Crainte de l’exécutif
Sur le sujet, le leader insoumisn Jean-Luc Mélenchonn a lui aussi toujours fait montre d'une grande constance pour affirmer que lorsqu'il bascule dans la violence, le combat social fait les affaires du pouvoir en place. Pas toujours audible quand, dans l'esprit de certains manifestants, c'est au climax de la violence que le président de la République a mis en scène sa réponse aux gilets jaunes : dégainant un grand débat, mais surtout des milliards d'euros. La «gilet-jaunisation» d'un mouvement laissé à lui-même, telle est la crainte de l'exécutif alors que la mobilisation a quantitativement perdu de sa vigueur et que le calendrier s'accélère. Avant de supprimer son message, le député LREM Jean-Baptiste Moreau avait gazouillé sans filtre : «Islamistes et syndicalistes radicaux, même combat contre la République et la démocratie ?»

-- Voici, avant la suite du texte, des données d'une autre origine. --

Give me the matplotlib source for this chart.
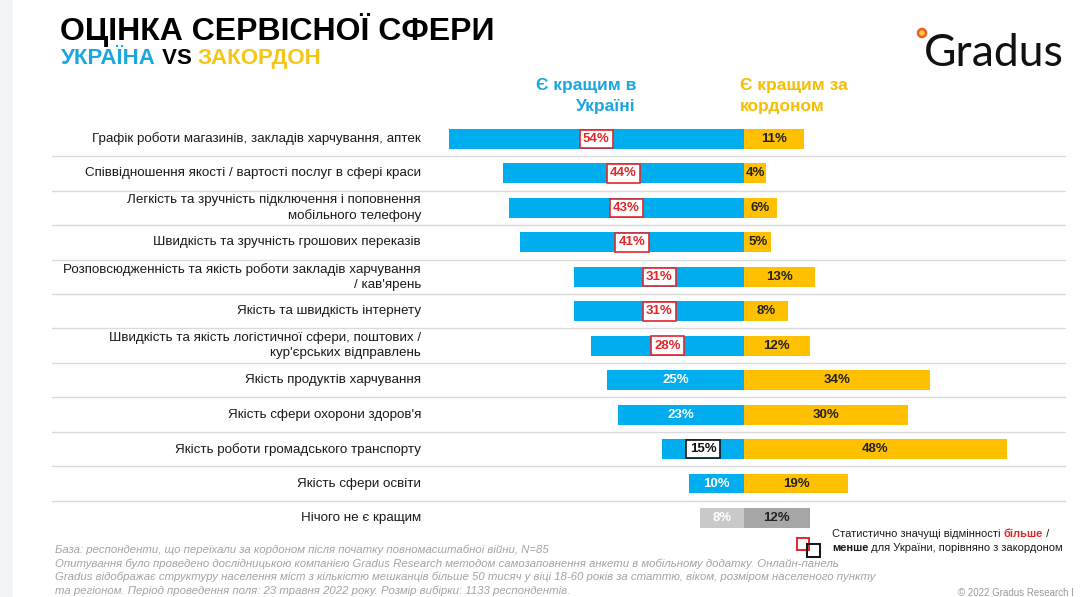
import matplotlib
matplotlib.use("Agg")
import matplotlib.pyplot as plt
from matplotlib.patches import Rectangle, Ellipse

plt.rcParams['font.family'] = ['Liberation Sans', 'DejaVu Sans']

# ---- data ----
categories = [
    "Графік роботи магазинів, закладів харчування, аптек",
    "Співвідношення якості / вартості послуг в сфері краси",
    "Легкість та зручність підключення і поповнення\nмобільного телефону",
    "Швидкість та зручність грошових переказів",
    "Розповсюдженність та якість роботи закладів харчування\n/ кав'ярень",
    "Якість та швидкість інтернету",
    "Швидкість та якість логістичної сфери, поштових /\nкур'єрських відправлень",
    "Якість продуктів харчування",
    "Якість сфери охорони здоров'я",
    "Якість роботи громадського транспорту",
    "Якість сфери освіти",
    "Нічого не є кращим",
]
ukraine = [54, 44, 43, 41, 31, 31, 28, 25, 23, 15, 10, 8]
abroad = [11, 4, 6, 5, 13, 8, 12, 34, 30, 48, 19, 12]
# significance marker for Ukraine value: 'more', 'less' or ''
signif = ['more', 'more', 'more', 'more', 'more', 'more', 'more',
          '', '', 'less', '', '']

BLUE = '#00AEEF'
YELLOW = '#FFC000'
RED = '#E3262B'
GRAY_L = '#C9C9C9'
GRAY_D = '#A6A6A6'

W, H = 1080, 597
fig = plt.figure(figsize=(W / 100, H / 100), dpi=100)
fig.patch.set_facecolor('white')


def fx(px):
    return px / W


def fy(py):
    return 1 - py / H


# light strip on the left edge
fig.add_artist(Rectangle((0, 0), fx(13), 1, transform=fig.transFigure,
                         facecolor='#F1F3F6', edgecolor='none'))

# ---- bar axes ----
scale = 5.47  # px per percent
x0 = 744
ax_l, ax_r = 52, 1066
row_h = 34.45
top = 139 - row_h / 2
n = len(categories)
ax = fig.add_axes([fx(ax_l), fy(top + n * row_h), fx(ax_r - ax_l), n * row_h / H])
ax.set_xlim(-(x0 - ax_l) / scale, (ax_r - x0) / scale)
ax.set_ylim(n - 0.5, -0.5)
ax.axis('off')

ypos = list(range(n))
last = n - 1
left_colors = [BLUE] * (n - 1) + [GRAY_L]
right_colors = [YELLOW] * (n - 1) + [GRAY_D]
ax.barh(ypos, [-v for v in ukraine], height=0.58, color=left_colors, zorder=2)
ax.barh(ypos, abroad, height=0.58, color=right_colors, zorder=2)

for i in range(n - 1):
    ax.axhline(i + 0.5, color='#DADADA', lw=1, zorder=1)

label_x = (421 - x0) / scale
for i, cat in enumerate(categories):
    ax.text(label_x, i, cat, ha='right', va='center', fontsize=9.6,
            color='#1a1a1a', linespacing=1.3)

for i, (u, a, s) in enumerate(zip(ukraine, abroad, signif)):
    if s == 'more':
        ax.text(-u / 2, i, f"{u}%", ha='center', va='center', fontsize=9.5,
                fontweight='bold', color=RED, zorder=3,
                bbox=dict(boxstyle='square,pad=0.25', facecolor='white',
                          edgecolor=RED, lw=1.2))
    elif s == 'less':
        ax.text(-u / 2, i, f"{u}%", ha='center', va='center', fontsize=9.5,
                fontweight='bold', color='#111111', zorder=3,
                bbox=dict(boxstyle='square,pad=0.25', facecolor='white',
                          edgecolor='#111111', lw=1.2))
    else:
        ax.text(-u / 2, i, f"{u}%", ha='center', va='center', fontsize=9.5,
                fontweight='bold', color='white', zorder=3)
    ax.text(a / 2, i, f"{a}%", ha='center', va='center', fontsize=9.5,
            fontweight='bold', color='#222222', zorder=3)

# ---- headers ----
fig.text(fx(636), fy(96), "Є кращим в\nУкраїні", ha='right', va='center',
         fontsize=12.5, fontweight='bold', color='#1AA7E0', linespacing=1.45)
fig.text(fx(740), fy(96), "Є кращим за\nкордоном", ha='left', va='center',
         fontsize=12.5, fontweight='bold', color='#F5BE00', linespacing=1.45)

renderer = fig.canvas.get_renderer()


def rich_line(x, y, parts, **kw):
    """Draw consecutive text pieces with own color/weight starting at pixel x."""
    cur = x
    for txt, color, weight in parts:
        t = fig.text(fx(cur), fy(y), txt, color=color, fontweight=weight,
                     ha='left', va='baseline', **kw)
        cur += t.get_window_extent(renderer).width
    return cur


# ---- title ----
fig.text(fx(60), fy(40), "ОЦІНКА СЕРВІСНОЇ СФЕРИ", ha='left', va='baseline',
         fontsize=23, fontweight='bold', color='black')
rich_line(61, 64, [("УКРАЇНА", '#1AA7E0', 'bold'), (" VS ", 'black', 'bold'),
                   ("ЗАКОРДОН", '#F5C518', 'bold')], fontsize=16)

# ---- logo ----
fig.add_artist(Ellipse((fx(922), fy(33)), 8 / W, 8 / H, transform=fig.transFigure,
                       facecolor='#FFD23F', edgecolor='#F05A28', lw=1.8))
fig.text(fx(924), fy(66), "Gradus", ha='left', va='baseline', fontsize=32,
         family=['Lato', 'DejaVu Sans'], color='#111111')

# ---- legend ----
fig.add_artist(Rectangle((fx(797), fy(550)), 12 / W, 12 / H, transform=fig.transFigure,
                         facecolor='none', edgecolor=RED, lw=1.4))
fig.add_artist(Rectangle((fx(807), fy(557)), 13 / W, 13 / H, transform=fig.transFigure,
                         facecolor='none', edgecolor='#111111', lw=1.4))
rich_line(832, 537, [("Статистично значущі відмінності ", '#1a1a1a', 'normal'),
                     ("більше", RED, 'bold'), (" /", '#1a1a1a', 'normal')],
          fontsize=8)
rich_line(832, 551, [("менше", '#1a1a1a', 'bold'),
                     (" для України, порівняно з закордоном", '#1a1a1a', 'normal')],
          fontsize=8)

# ---- footnote ----
notes = [
    "База: респонденти, що переїхали за кордоном після початку повномасштабної війни, N=85",
    "Опитування було проведено дослідницькою компанією Gradus Research методом самозаповнення анкети в мобільному додатку. Онлайн-панель",
    "Gradus відображає структуру населення міст з кількістю мешканців більше 50 тисяч у віці 18-60 років за статтю, віком, розміром населеного пункту",
    "та регіоном. Період проведення поля: 23 травня 2022 року. Розмір вибірки: 1133 респондентів.",
]
for k, line in enumerate(notes):
    fig.text(fx(55), fy(553 + k * 13.6), line, ha='left', va='baseline',
             fontsize=8.2, style='italic', color='#A3A3A3')

fig.text(fx(958), fy(596), "© 2022 Gradus Research I", ha='left', va='baseline',
         fontsize=7, color='#9A9A9A')

fig.savefig('out.png', dpi=100)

Tout à sa volonté de tourner la page, la majorité ne s’est pas embarrassée de plus de prudence pour ajouter l’incendie ayant visé samedi le restaurant la Rotonde à Paris à la liste des actions violentes du mouvement contre la réforme des retraites. Au motif que le lieu est resté un symbole depuis que le candidat Macron y a festoyé après le premier tour de la présidentielle. Or si le parquet a confirmé la dimension volontaire de l’acte (des images de vidéosurveillance montrent deux hommes brisant une vitre et jetant de l’essence vers 5h15 du matin), rien en l’état ne permet d’affirmer que c’est l’œuvre d’un «radicalisé» du mouvement social.